On Monday, I will be part of a caravan crossing Pennsylvania en route to the NCEA 2014 Convention and Expo (#NCEA14).  This is my fourth NCEA Convention (Philadelphia ’05, Boston ’12, Houston ’13 and now Pittsburgh ’14) and it is the third where I have the privilege to present.  On the eve of this busy week, I wanted to share why attending this convention is so meaningful for me.
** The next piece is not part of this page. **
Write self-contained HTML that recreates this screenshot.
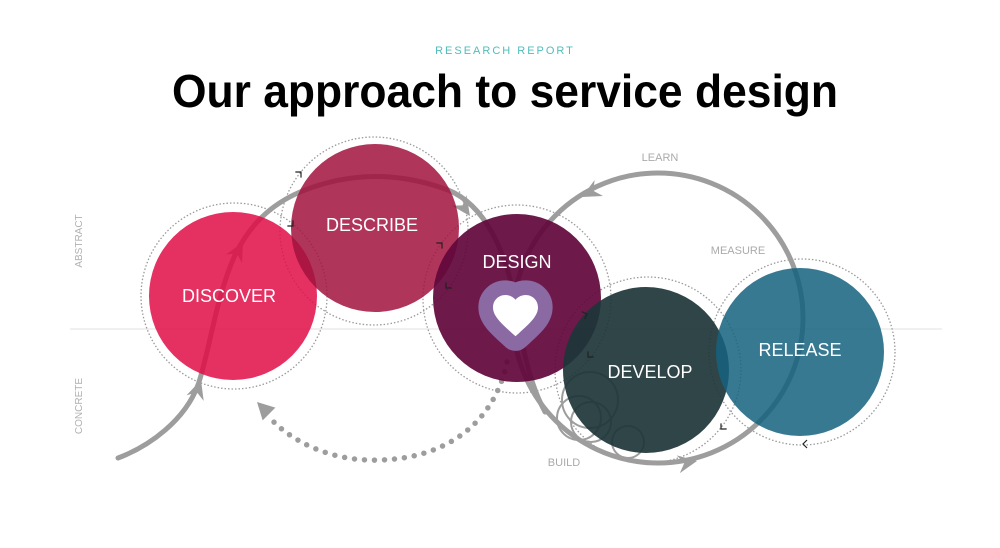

1) Shared Mission  As a teacher in a Catholic school, it is a unique and special opportunity to spend time with others “working in the vineyard.”  In March, Pope Francis tweeted his gratitude for Catholic teachers with the words, “Let us thank all those who teach in Catholic schools. Educating is an act of love; it is like giving life.”   This followed up his words in November, his first remarks on Catholic Education, when he wrote, “We are living in an information-driven society which bombards us indiscriminately with data—all treated as being of equal importance—and which leads to remarkable superficiality in the area of moral discernment.  In response, we need to provide for our students an experience that fosters critical thinking and encourages the development of mature moral values.”  How powerful it is to have one convention with its attendees devoted to increasing critical thinking and developing moral values as an act of love!  This faith and fervor is perhaps a major reason while the liturgies at NCEA are always so moving.


2) Shared Innovation  Catholic schools across the country are laboratories for innovation.  NCEA 2014 lends itself to fostering an environment where innovation is championed and shared.  The tracks of the convention such as Research, Technology, Governance, and Strategic Planning offer many sessions that herald cutting edge ideas to continue growth in this fast-paced 21st Century.  The keynote speakers are Cardinal Donald  Wuerl of Washington, a Pittsburgh native, and former chairperson of the NCEA Board of Directors and Dr. Robert Marzano, author of The Art and Science and Teaching.  These speakers frame the daily sessions, delivered by cutting-edge Catholic educators from across the country.   In these sessions, attendees are certain to find strategies and best practices to benefit students and schools.  Innovation does not thrive under a bushel basket, it is best when shared.

3) Shared Friendships  The last reason is profoundly personal.  At this gathering, I renew relationship with dedicated educators from across the country.  From Florida to Nebraska to Texas to California, I can now count on meeting dear friends from across the country at NCEA.  In nearly twenty years, the only times I have seen a college friend of mine are at NCEA; not once, but twice.  In recent years, some of the professional and personal relationships I have built on line for my professional learning network are cemented at NCEA.   That professional connection, leveraged through tweets and comments on blog posts, becomes very real when sharing a laugh or two face-to-face at NCEA.  As valuable as the learning is at NCEA, sharing a laugh or two with a friend is just as important.

Whatever your reason for attending #NCEA14, may it bring you both professional and personal joy, and maybe I’ll see you at a session or two.

5 thoughts on “Why NCEA?

  1. The faith and fervor of Catholic school teachers are critical factors for determining whether the next few decades will be a time of continued retreat or advancement. This post has made me more hopeful for the future of the Church and Catholic education.

  2. Roger, thanks for your comment and thank you for reading. There’s certainly nothing wrong with being bhopeful, right? God bless.

  3. Umm, Orlando in early April, warm weather, mouse ears…wow tough choice, but thinking it may happen…hope you had a great convention.